_Aim of the exercise_
Exactly repeat the material, dropping every picture from the copy.

● ● ● ● ● ● ●

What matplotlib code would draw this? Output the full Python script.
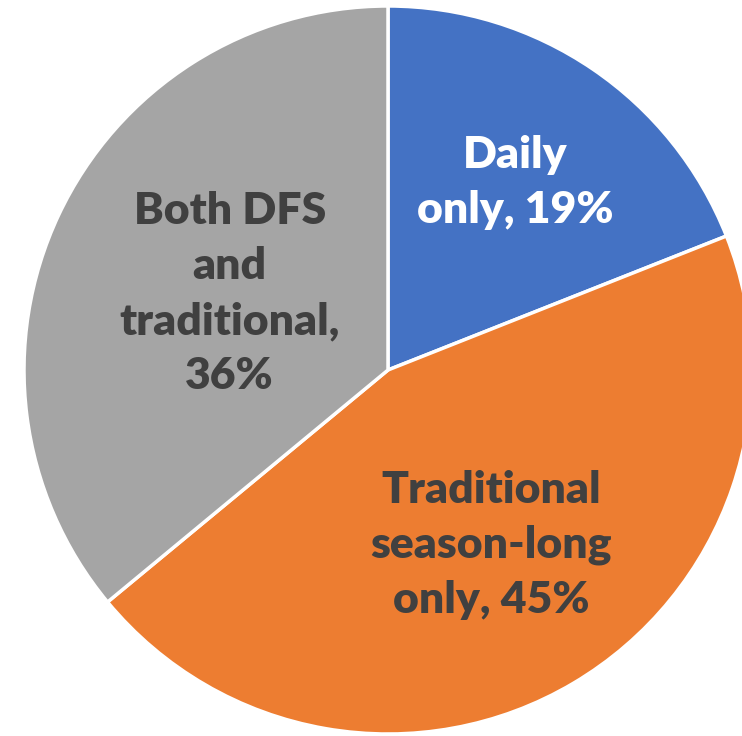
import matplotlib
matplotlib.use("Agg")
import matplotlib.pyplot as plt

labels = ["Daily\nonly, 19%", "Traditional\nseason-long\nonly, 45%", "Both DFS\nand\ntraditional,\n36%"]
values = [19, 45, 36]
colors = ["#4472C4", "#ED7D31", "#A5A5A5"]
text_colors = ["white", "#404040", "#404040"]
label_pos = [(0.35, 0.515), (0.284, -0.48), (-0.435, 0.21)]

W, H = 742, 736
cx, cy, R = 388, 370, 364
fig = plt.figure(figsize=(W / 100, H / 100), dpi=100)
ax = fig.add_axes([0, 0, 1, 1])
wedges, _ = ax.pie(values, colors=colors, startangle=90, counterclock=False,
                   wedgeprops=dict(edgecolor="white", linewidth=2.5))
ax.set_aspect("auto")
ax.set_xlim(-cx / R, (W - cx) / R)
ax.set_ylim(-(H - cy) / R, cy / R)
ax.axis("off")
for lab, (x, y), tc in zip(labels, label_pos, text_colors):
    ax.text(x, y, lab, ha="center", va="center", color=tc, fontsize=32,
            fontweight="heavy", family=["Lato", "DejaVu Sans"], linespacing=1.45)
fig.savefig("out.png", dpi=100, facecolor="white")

● ● ● ● ● ● ●

_In response_
What matplotlib code would draw this? Output the full Python script.
import matplotlib
matplotlib.use("Agg")
import matplotlib.pyplot as plt

labels = ["Daily\nonly, 19%", "Traditional\nseason-long\nonly, 45%", "Both DFS\nand\ntraditional,\n36%"]
values = [19, 45, 36]
colors = ["#4472C4", "#ED7D31", "#A5A5A5"]
text_colors = ["white", "#404040", "#404040"]
label_pos = [(0.35, 0.515), (0.284, -0.48), (-0.435, 0.21)]

W, H = 742, 736
cx, cy, R = 388, 370, 364
fig = plt.figure(figsize=(W / 100, H / 100), dpi=100)
ax = fig.add_axes([0, 0, 1, 1])
wedges, _ = ax.pie(values, colors=colors, startangle=90, counterclock=False,
                   wedgeprops=dict(edgecolor="white", linewidth=2.5))
ax.set_aspect("auto")
ax.set_xlim(-cx / R, (W - cx) / R)
ax.set_ylim(-(H - cy) / R, cy / R)
ax.axis("off")
for lab, (x, y), tc in zip(labels, label_pos, text_colors):
    ax.text(x, y, lab, ha="center", va="center", color=tc, fontsize=32,
            fontweight="heavy", family=["Lato", "DejaVu Sans"], linespacing=1.45)
fig.savefig("out.png", dpi=100, facecolor="white")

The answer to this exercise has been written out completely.